ムハンマドが「神の言葉を伝える預言者」としての地位を確立させ、一糸乱れぬ組織作りに成功した。(136頁)
・信者たちは、“宗教的情熱”に燃える命知らずの兵となった。(同上)

 専門の歴史学者なら、このような描き方はまずしない。ネットレビューには著者の持論や私見に批判的な意見も一部見られるが、読みやすさでは学術書は敵わない。
 ムスリムの六信五行は知られているが、シーア派が「五信十行」だったことを本書で初めて知った。改めてwikiで見たら、シーア派の教義として「五信十行」が載っていたが、これまで私が読んだイスラム関連書に「五信十行」はなかった。イスラムと言えば決まって六信五行と解説されているが、これはスンニ派だけの教義だったようだ。

 本書の特徴で全章に「歴史法則」というものがある。著者による史観というよりも私見にせよ、内容の殆どは的を得ている。この「歴史法則」は全部で38あり、第2章にあるものを引用したい。
■歴史法則25■
偉大な指導者によって打ち建てられた政権は、その指導者を失ったとき、崩壊の危機に陥る。(138頁)

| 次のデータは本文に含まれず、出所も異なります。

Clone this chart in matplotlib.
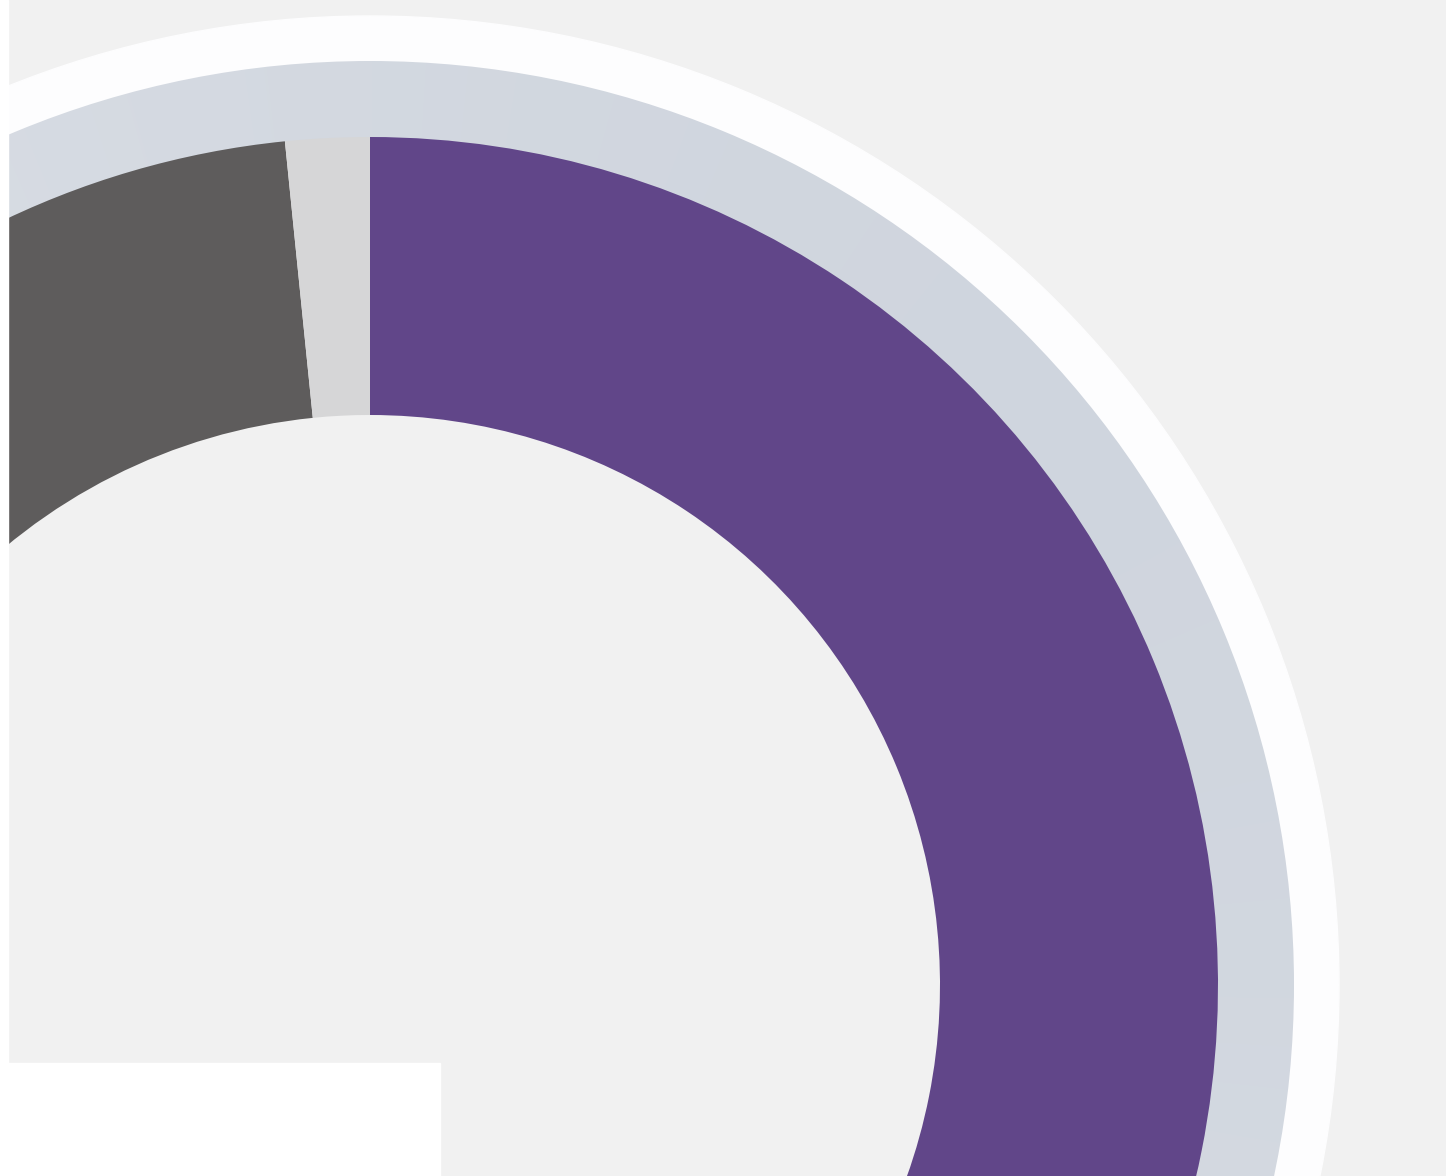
import numpy as np
import matplotlib
matplotlib.use("Agg")
import matplotlib.pyplot as plt
from matplotlib.patches import Wedge, Rectangle

# slice shares, clockwise from 12 o'clock
labels = ["Purple", "Dark grey", "Light grey"]
values = [75.0, 23.4, 1.6]
colors = ["#614689", "#5e5c5c", "#d6d6d7"]

W, H = 1446, 1176
cx, cy = 370, 191          # donut centre (data coords, y up)
r_out, r_in = 848, 570     # data ring
r_band, r_halo = 923, 969  # outer decorative rings

fig = plt.figure(figsize=(W / 100, H / 100), dpi=100)
fig.patch.set_facecolor("white")
ax = fig.add_axes([0, 0, 1, 1])
ax.set_xlim(0, W)
ax.set_ylim(0, H)
ax.set_aspect("equal")
ax.axis("off")

# background panel
ax.add_patch(Rectangle((8, 0), W - 8, H, color="#f1f1f1", zorder=0))

# white halo ring
halo = Wedge((cx, cy), r_halo, 0, 360, width=r_halo - r_band, color="#fdfdfe", zorder=1)
ax.add_patch(halo)

# grey-blue band with soft gradient
band = Wedge((cx, cy), r_band + 1, 0, 360, width=r_band - r_out + 2, color="none", zorder=2)
ax.add_patch(band)
yy, xx = np.mgrid[0:H, 0:W]
ang = np.arctan2(yy - cy, xx - cx)
shade = 0.5 + 0.5 * np.cos(ang - np.radians(40))
c1 = np.array([0.885, 0.896, 0.918])
c2 = np.array([0.815, 0.838, 0.872])
img = c1[None, None, :] * (1 - shade[..., None]) + c2[None, None, :] * shade[..., None]
im = ax.imshow(img, extent=[0, W, 0, H], origin="lower", zorder=2, interpolation="bilinear")
im.set_clip_path(band)

# data slices
wedges, _ = ax.pie(values, colors=colors, startangle=90, counterclock=False,
                   center=(cx, cy), radius=r_out, frame=True,
                   wedgeprops=dict(width=r_out - r_in, linewidth=0))
for w in wedges:
    w.set_zorder(3)

ax.set_xlim(0, W)
ax.set_ylim(0, H)
ax.axis("off")

# white strip on the left edge and white box bottom-left
ax.add_patch(Rectangle((0, 0), 8, H, color="white", zorder=6))
ax.add_patch(Rectangle((8, 0), 432, 113, color="white", zorder=5))

fig.savefig("out.png", dpi=100, facecolor="white")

 これはムハンマドの突然の死で、ウンマ(イスラム共同体)が崩壊の危機に陥ったことを指し、現にムハンマドの死を知ったアラビア半島の諸部族は一斉に反旗を翻す。しかし、このことがウンマを扶けることになる。そして歴史法則が持ち出されている。
■歴史法則27■
うちなる崩壊は外からの圧力によって止まる。(141頁)

 その例として、著者はロシア革命を挙げる。レーニンがロシア革命を成功させ、ソ連を打ち建てた時、世間の評価は「あんな政権は三日と持たない」というものだった。レーニン自身もそうした危機感を持っていたほどの弱体政権だったのが実態。
 しかし、西側諸国がソ連を潰すべくして起こした対ソ干渉戦争(シベリア出兵)が、バラバラだった国内に結束を与え、逆にソ連を強化されることに繋がった。そのためソ連が生まれたのは日露戦争のおかげ、70年も保ったのは対ソ干渉戦争のおかげ……と囁かれているという。
 ウンマも外からの圧力がかえって組織の結束を生み、崩壊の危機を乗り越えたのは言うまでもない。